Refurbishing batch legacy environments (or “putting lipstick on the pig” as the saying goes) just won’t be enough to handle these volumes at a justifiable cost. 2023 will therefore see banks prioritise investments in ‘debulking’ at the source, and combining Request to Pay with instant payments over investments in traditional Credit Transfers and Direct Debit. It’s time to decommission.

 4. Banks will accelerate their approach to data monetisation. Head of Payment Consultancy – Esther Groen

 ISO 20022, open finance, ESG and the exponentially increasing data interactions of consumers, corporates and organisations, are significant forces compelling banks’ efforts to accelerate monetising their data. A key driver is still to restore margins and create much-needed efficiencies in processing payments, managing fraud prevention and complying with the stringent Anti Money Laundering (AML)/ Know Your Customer (KYC) regulations.

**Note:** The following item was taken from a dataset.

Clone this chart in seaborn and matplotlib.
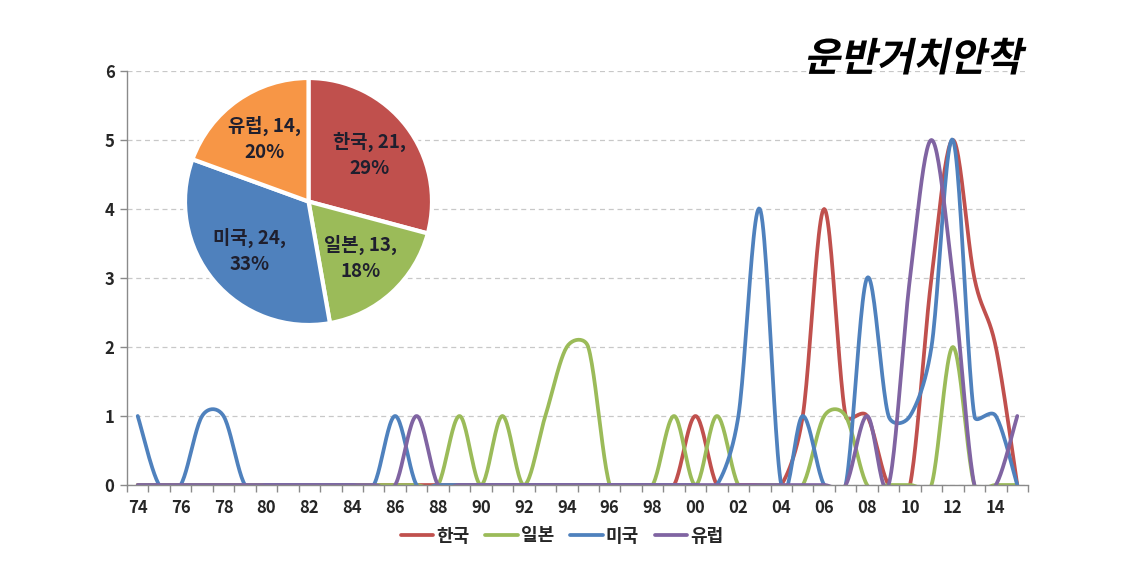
import numpy as np
import pandas as pd
import matplotlib
matplotlib.use("Agg")
import matplotlib.pyplot as plt
from matplotlib.lines import Line2D
from matplotlib.ticker import FixedLocator
from matplotlib.patheffects import AbstractPathEffect
from matplotlib.transforms import Affine2D
import seaborn as sns

years = list(range(1974, 2016))
korea = [0] * 26 + [1, 0, 0, 0, 0, 1, 4, 1, 1, 0, 0, 3, 5, 3, 2, 0]
japan = [0] * 15 + [1, 0, 1, 0, 1, 2, 2, 0, 0, 0, 1, 0, 1, 0, 0, 0, 0, 1, 1, 0, 0, 0, 0, 2, 0, 0, 0]
usa = [1, 0, 0, 1, 1, 0, 0, 0, 0, 0, 0, 0] + [1] + [0] * 15 + [1, 4, 0, 1, 0, 0, 3, 1, 1, 2, 5, 1, 1, 0]
europe = [0] * 13 + [1] + [0] * 20 + [1, 0, 3, 5, 3, 0, 0, 1]

countries = ["한국", "일본", "미국", "유럽"]
line_colors = ["#C0504D", "#9BBB59", "#4F81BD", "#8064A2"]
pie_values = [21, 13, 24, 14]
pie_pcts = [29, 18, 33, 20]
pie_colors = ["#C0504D", "#9BBB59", "#4F81BD", "#F79646"]
title = "운반거치안착"

# plot area in pixels (figure is 1130 x 570)
AX_LEFT, AX_BOTTOM, AX_W, AX_H = 127, 485, 901, 414


def smooth(xs, ys, sx, sy, n=24):
    # Excel-like smoothed line: Catmull-Rom Bezier, control arm capped by chord length
    p = np.column_stack([np.asarray(xs) * sx, np.asarray(ys) * sy]).astype(float)
    ext = np.vstack([p[0], p, p[-1]])
    t = np.linspace(0, 1, n, endpoint=False)[:, None]
    out = []

    def arm(tan, chord):
        ln = np.linalg.norm(tan)
        if ln == 0:
            return tan
        d = min(ln / 6, 0.5 * chord)
        return tan / ln * d

    for i in range(len(p) - 1):
        p0, p1, p2, p3 = ext[i], ext[i + 1], ext[i + 2], ext[i + 3]
        chord = np.linalg.norm(p2 - p1)
        c1 = p1 + arm(p2 - p0, chord)
        c2 = p2 - arm(p3 - p1, chord)
        out.append((1 - t) ** 3 * p1 + 3 * (1 - t) ** 2 * t * c1 + 3 * (1 - t) * t ** 2 * c2 + t ** 3 * p2)
    out.append(p[-1:])
    c = np.vstack(out)
    return c[:, 0] / sx, c[:, 1] / sy


class Slant(AbstractPathEffect):
    # draws text with a sheared (oblique) glyph outline
    def __init__(self, deg=12):
        super().__init__()
        self.deg = deg

    def draw_path(self, renderer, gc, tpath, affine, rgbFace=None):
        renderer.draw_path(gc, tpath, Affine2D().skew_deg(self.deg, 0) + affine, rgbFace)


sns.set_style("white")
plt.rcParams["font.family"] = ["Noto Sans CJK KR", "DejaVu Sans"]

idx = np.arange(len(years))
sx = AX_W / len(years)
sy = AX_H / 6
frames = []
for name, vals in zip(countries, [korea, japan, usa, europe]):
    cx, cy = smooth(idx, vals, sx, sy)
    frames.append(pd.DataFrame({"x": cx, "y": cy, "country": name}))
df = pd.concat(frames, ignore_index=True)

fig = plt.figure(figsize=(11.3, 5.7), dpi=100)
ax = fig.add_axes([AX_LEFT / 1130, 1 - AX_BOTTOM / 570, AX_W / 1130, AX_H / 570])

sns.lineplot(data=df, x="x", y="y", hue="country", palette=line_colors,
             hue_order=countries, sort=False, estimator=None, linewidth=2.7,
             legend=False, ax=ax)

ax.set_xlim(-0.5, len(years) - 0.5)
ax.set_ylim(0, 6)
ax.set_xlabel("")
ax.set_ylabel("")

ax.set_xticks(idx[::2])
ax.set_xticklabels([f"{y % 100:02d}" for y in years[::2]])
ax.xaxis.set_minor_locator(FixedLocator(np.arange(-0.5, len(years), 1.0)))
ax.tick_params(axis="x", which="major", length=0, pad=10, labelsize=12)
ax.tick_params(axis="x", which="minor", length=5, direction="out", color="#8A8A8A", width=1, bottom=True)
ax.set_yticks(range(7))
ax.tick_params(axis="y", length=5, direction="out", color="#8A8A8A", width=1, left=True, labelsize=12, pad=4)
for lab in ax.get_xticklabels() + ax.get_yticklabels():
    lab.set_fontweight("bold")

ax.yaxis.grid(True, linestyle=(0, (4, 3)), color="#C8C8C8", linewidth=0.9)
ax.set_axisbelow(True)
for s in ["top", "right"]:
    ax.spines[s].set_visible(False)
for s in ["left", "bottom"]:
    ax.spines[s].set_color("#8A8A8A")
    ax.spines[s].set_linewidth(1)

# inset pie
pax = fig.add_axes([185 / 1130, 1 - 325 / 570, 247 / 1130, 247 / 570])
labels = [f"{n}, {v},\n{p}%" for n, v, p in zip(countries, pie_values, pie_pcts)]
wedges, _ = pax.pie(pie_values, colors=pie_colors, startangle=90, counterclock=False,
                    wedgeprops=dict(edgecolor="white", linewidth=3))
for w, lab in zip(wedges, labels):
    ang = np.deg2rad((w.theta1 + w.theta2) / 2)
    pax.text(0.62 * np.cos(ang), 0.62 * np.sin(ang), lab, ha="center", va="center",
             fontsize=13.5, fontweight="bold", color="#1F1F2E", linespacing=1.45)
pax.set_xlim(-1.0, 1.0)
pax.set_ylim(-1.0, 1.0)
pax.set_aspect("equal")
pax.axis("off")

fig.text(913 / 1130, 1 - 71 / 570, title, ha="center", va="baseline",
         fontsize=28.5, fontweight="bold", color="black", path_effects=[Slant(12)])

handles = [Line2D([0], [0], color=c, linewidth=2.7) for c in line_colors]
fig.legend(handles, countries, loc="center", bbox_to_anchor=(562 / 1130, 1 - 536 / 570),
           ncol=4, frameon=False, handlelength=1.8, handletextpad=0.15, columnspacing=0.9,
           prop=dict(weight="bold", size=13))

fig.savefig("out.png", dpi=100)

However, the ability for banks to monetise value-added services to consumers, SMEs or corporates, by consuming and exposing data via Application Programming Interfaces (APIs) is still very much lagging, even though banks do recognise the opportunity. Research conducted by Celent and Icon, shows that 79% of banks believe demand for data-led services among their corporate clients is increasing.

Banks need to take a holistic approach, ensuring the use cases defined are actually supported by a data-centric technology tech stack that is cloud-based, API-centric, scalable and agile. Banks must also ensure their operating, service and business models can support  different value propositions for different user groups.

The banks that will succeed in effectively monetising data will be the ones that view it not as a product or a service, or even a way to cut costs, but as a strategy involving all functions of the business.

5. ISO 20022 implementation will unlock the benefits of richer payments data. Head of Payment Consultancy – Esther Groen

 As the industry approaches key deadlines, the global adoption of ISO 20022 is ramping up in 2023. It will to a large extent dominate the change and compliance agenda of banks and other large Payment Service Providers (PSPs). Asia is leading, but UK and Europe are not far behind. With the clock ticking for banks to comply – it will remain to be seen whether the industry has learnt from mistakes of the past, and can avoid the pitfalls of a ‘bank specific approach’, that will only result in multiple interpretations of the standard that compound rather than overcome existing obstacles in place.

Banks and PSPs that take a more agnostic approach to ensuring their payment processing infrastructure is agile and flexible enough to process all the ISO 20022 ‘dialects’, will indeed benefit from the required efficiency, improved interoperability, and the business-value that richer payments can create.

Not only is ISO 20022 an opportunity for banks to optimise internal processes, but it is foremost an opportunity for the industry as a whole to start delivering on the promise of open banking and open finance.